I am tired...really, really tired. Have not slept well the last few nights. I am also twitchy and feel generally yucky. Which sucks because I am in a fairly good mood and I hate to have it messed up. On a positive note...my vacation was approved so I have 10 days off and a trip to the beach with B and his family to look forward to.

Jet
 
I've been having a lot of nightmares, lately, so I'm really tired.
My ass-rat neighbors have been shooting their guns persistently for the last week, so I'm very stressed and on edge.
I'm frustrated by the fact that I can't have caffeine or anything acidic (because of Interstitial Cystitis).
I'm afraid that anything I eat is going to cause me horrendous pelvic pain.
 
I feel angry, anxious, stressed, can't sleep. Also, feeling rejected and alone. I know that this too will pass but I'm exhausted right now...
 
I am new here. It is 2 in the morning and I can't sleep.
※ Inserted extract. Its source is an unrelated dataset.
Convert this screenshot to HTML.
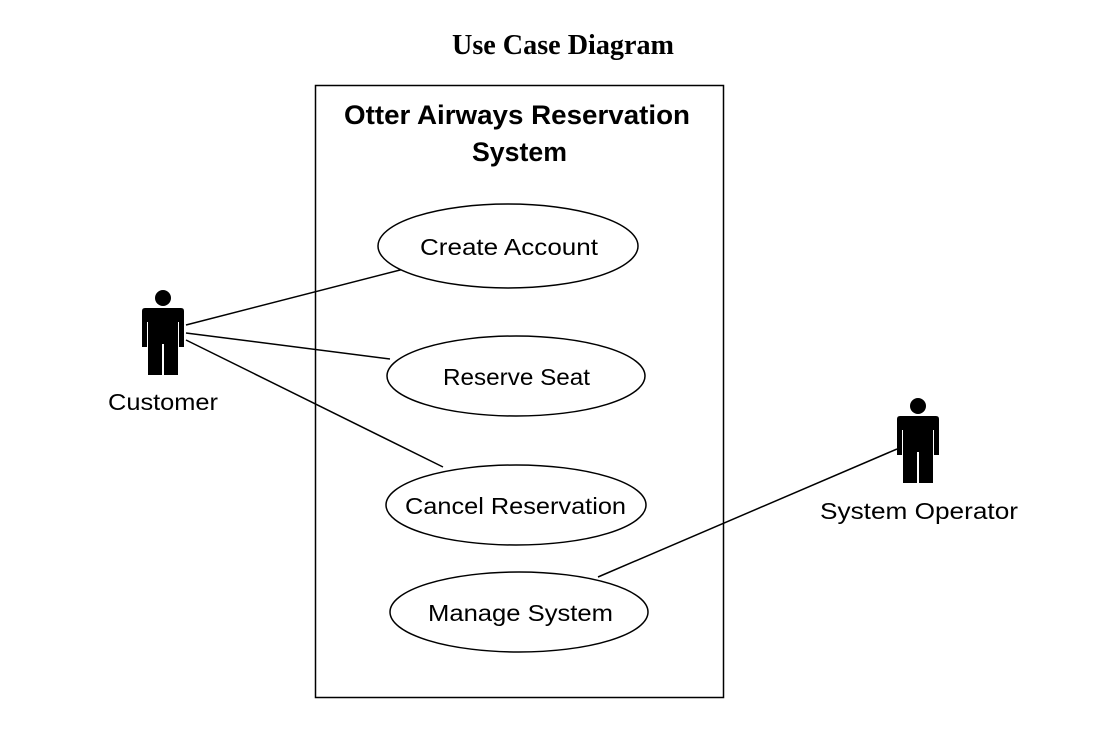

I am feeling

rejected
lazy
worthless
ugly
fat
scared
old
angry
alone
weepy
reflective

is there a pill? anything that can help me, I live in a vacumn. my house is falling apart and i am afraid to leave it..
 
I am feeling verrrrrrrrrrry sleeeeeeeeeeeepy.

I feel grateful that I have the tools that I do.
I feel happy that it's monsoon season and such nice weather.
I feel happy that I have friends.
I feel hopeful that I will work through this emotional crap.
I feel proud that I have continued to put one foot in front of the other.

I feel angry that I didn't steer my life better.
I feel sad that I made so many poor choices.
I feel sad that I devalued myself so much.
I feel afraid that I'll never find and fulfill my purpose.
I feel afraid that I will be judged for wasting/losing so much time.
I feel guilty that I didn't hang on to myself, that I threw myself away.

What do I need?
I need to continue the work I'm doing. Feel the feelings. Accept.

What do I need right now?
Cleansing breaths. Open the window for fresh air. Get back to work.
 
I'm feeling depressed and useless. I'm feeling nauseous as well which is adding sneering disgust to the internal screaming voice.

I'm feeling distressed by yet another new flashback that's started to come up.

I'm feeling frustrated that willpower isn't enough to fix my mind.